A "more creamy" yoghurt, a chocolat bar with "even crunchier nuts", a "refreshing" chewing gum, an "even more delicious" recipe for a ready meal, a "delicately floral" coffee flavour etc. A large number of food brands are using packaging to vaunt the sensory aspects of their products in order to stand out in crowded supermarket aisles.
What type of messages are covered by the European regulations on sensory claims? How can you use them? What do they prove? Eric Teillet, scientific director of Sensostat and a specialist in sensory analysis, provides us with a few guidelines.
Understanding sensory claims
Sensory claims are messaging present on food packaging and product advertising that accentuates the organoleptic properties of the food and its components. For example, a "melting" texture, a "less sweet" taste, or a "fruity" note.
"These messages have the goal of highlighting a product and making it more attractive to consumers," explains Eric.
In 2014, the "Sensorialis" network of sensory researchers in France carried out a review of sensory claims used by food manufacturers based on a sample of 129 product references in France.
Among the sensory claims studied, the following distribution was observed:
- 63% of claims were descriptive: crunchy, extra tender, creamy etc.
- 19% of them were hedonic: delicious, a simple pleasure, a more delicious recipe etc.

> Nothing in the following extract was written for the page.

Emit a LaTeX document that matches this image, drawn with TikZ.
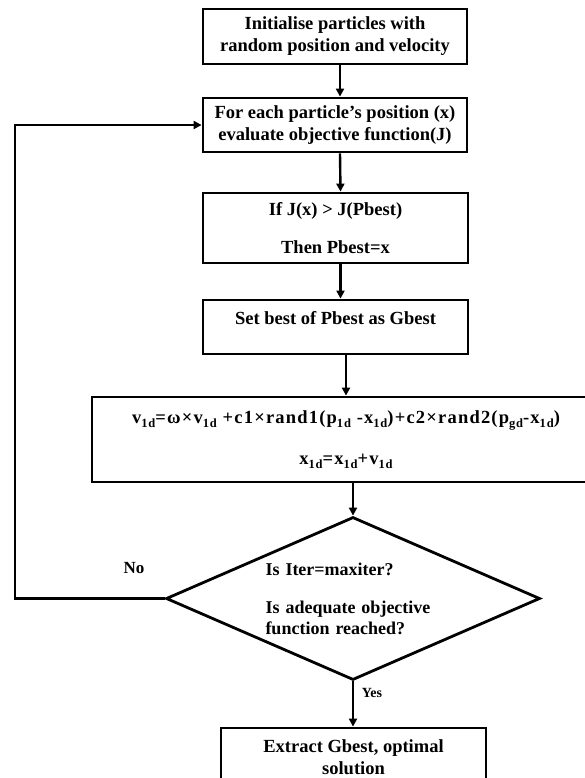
\documentclass[tikz,border=0pt]{standalone}
\usepackage{fontspec}
\setmainfont{Liberation Serif}
\usetikzlibrary{shapes.geometric,arrows.meta}
\newcommand\lsub[1]{\raisebox{-0.45ex}{\fontsize{12.5}{12.5}\selectfont #1}}
\begin{document}
\begin{tikzpicture}[x=1pt,y=-1pt,
  box/.style={draw, line width=2.8pt, inner sep=0pt, align=center,
    font=\fontsize{18.5}{22}\selectfont\bfseries},
  decision/.style={draw, diamond, aspect=2.3, line width=2.8pt, inner sep=0pt,
    minimum width=374, minimum height=163, text width=175, align=left,
    font=\fontsize{18}{21}\selectfont\bfseries},
  arr/.style={line width=2.4pt, -{Triangle[length=8pt,width=8pt]}},
  lbl/.style={inner sep=0pt, font=\bfseries}]
\useasboundingbox (0,0) rectangle (584,778);
\fill[white] (0,0) rectangle (584,778);

\node[box, minimum width=264, minimum height=55] (b1) at (335,36.5)
  {Initialise particles with\\random position and velocity};
\node[box, minimum width=264, minimum height=54] (b2) at (335,125)
  {For each particle's position (x)\\evaluate objective function(J)};
\node[box, minimum width=265, minimum height=70] (b3) at (335.5,228)
  {If J(x) > J(Pbest)\\[16pt]Then Pbest=x};
\node[box, minimum width=265, minimum height=54] (b4) at (335.5,327)
  {Set best of Pbest as Gbest\\[-4pt]\mbox{}};
\node[box, minimum width=508, minimum height=85,
  font=\fontsize{18.5}{22}\selectfont\bfseries\addfontfeature{LetterSpace=6.5}] (b5) at (346,439.5)
  {v\lsub{1d}=ω×v\lsub{1d} +c1×rand1(p\lsub{1d} -x\lsub{1d})+c2×rand2(p\lsub{gd}-x\lsub{1d})\\[19pt]
   x\lsub{1d}=x\lsub{1d}+v\lsub{1d}};
\node[decision] (dia) at (353,598.5)
  {Is Iter=maxiter?\\[17pt]Is adequate objective\\function reached?};
\node[box, minimum width=265, minimum height=64] (b6) at (353.5,760)
  {Extract Gbest, optimal\\solution\\[-16pt]\mbox{}};

\node[lbl, font=\fontsize{17}{17}\selectfont\bfseries] (no) at (134,568) {No};
\node[lbl, font=\fontsize{14}{14}\selectfont\bfseries] (yes) at (372,693) {Yes};

\coordinate (fbk) at (15,598.5);

\draw[arr] ([xshift=5pt]b1.south) -- ([xshift=5pt]b2.north);
\draw[arr] ([xshift=5pt]b2.south) -- ([xshift=5pt]b3.north);
\draw[arr] ([xshift=5pt]b3.south) -- ([xshift=5pt]b4.north);
\draw[arr] (b5.north |- b4.south) -- (b5.north);
\draw[arr] (b5.south -| dia.north) -- (dia.north);
\draw[arr] (dia.south) -- (dia.south |- b6.north);
\draw[arr] (dia.west) -- (fbk) |- (b2.west);
\end{tikzpicture}
\end{document}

- 18% were conceptual, in a brand slogan: "le sud en bouteille" ("the South in a bottle") used by the sparkling water brand, Salvetat.
It is preferable to use marketing in relation to the taste (or rather hedonic) characteristics of the product: this allows brands to segment their product range and to make it easier for consumers to understand it (more details of this study were presented during a conference in 2019. Vitagora members can access our conference notes, in French, or you contact me for more information). For example, when browsing coffee packaging, the words used to describe coffee aromas orient the consumer towards a choice adapted to their preferences: subtle, rich and floral, intense and spicy etc.
Is a regulatory framework in the works?
"Unlike nutritional or health claims that are subject to specific regulations, sensory claims are not yet regulated. This situation could change very soon," Eric warns.
Currently, European INCO regulations define the rules of food product labelling. They are based on the principle of "not misleading the consumer". INCO regulations provide a strict framework for compulsory information and define what information is optional while respecting the three following guidelines: not misleading the consumer, avoiding being ambiguous or confusing, and being based, as much as possible, on relevant scientific data.
This regulatory fuzzy area is great for sensory claims. Although this could change rapidly since AFNOR has been working since 2015 on an update of the "Standard Guide for Sensory Claim Substantiation," providing guidelines on use of sensory claims and how to support them.
Beyond the regulatory aspect, Eric Teillet has a warning for food manufacturers: an exaggerated or fraudulent sensory claim could lead to a reaction of disappointment, even distrust, from the consumer. Hence the importance of being able to support what you claim.
Proving sensory claims
"While there is no current restrictions on what sensory claims you can use on your packaging, they will soon need to be proven objectively. At the risk of misleading the consumer," explains Eric. "Some of what you don't even think of as a claim - "the best coffee in the world", "gives you wings" etc. - could end up being rather difficult to prove," he laughs.
"To successfully prove a sensory claim, several steps have to be followed. First of all, you need to carry out a screening. This stage allows you to define the best claim, in other words what has a chance of being provable and what will resonate the most with consumers.
Eric continues: "The second step is scientifically proving the claim. Using the example of the creamy yoghurt recipe, it is easier to provide an allegation for "even creamier recipe" than for "the creamiest yogurt you can buy".
In the same vein, while it is easy to justify a nutritional claim like "less sugar" (you just need to compare the sugar levels in two recipes), claiming "less sugar but just as delicious" could prove more complicated to support. You will need to convene a panel of consumers and to show that the deliciousness of the new version is appreciated to the same degree as the other formulations for the "average" consumer.
"There is no silver bullet. For each claim to be proved, the protocols to be followed will need to be customised and using a recognised and proven scientific method of sensory analysis, and to involve the necessary expertise in your company: sensory, legal, marketing and R&D," Eric explains.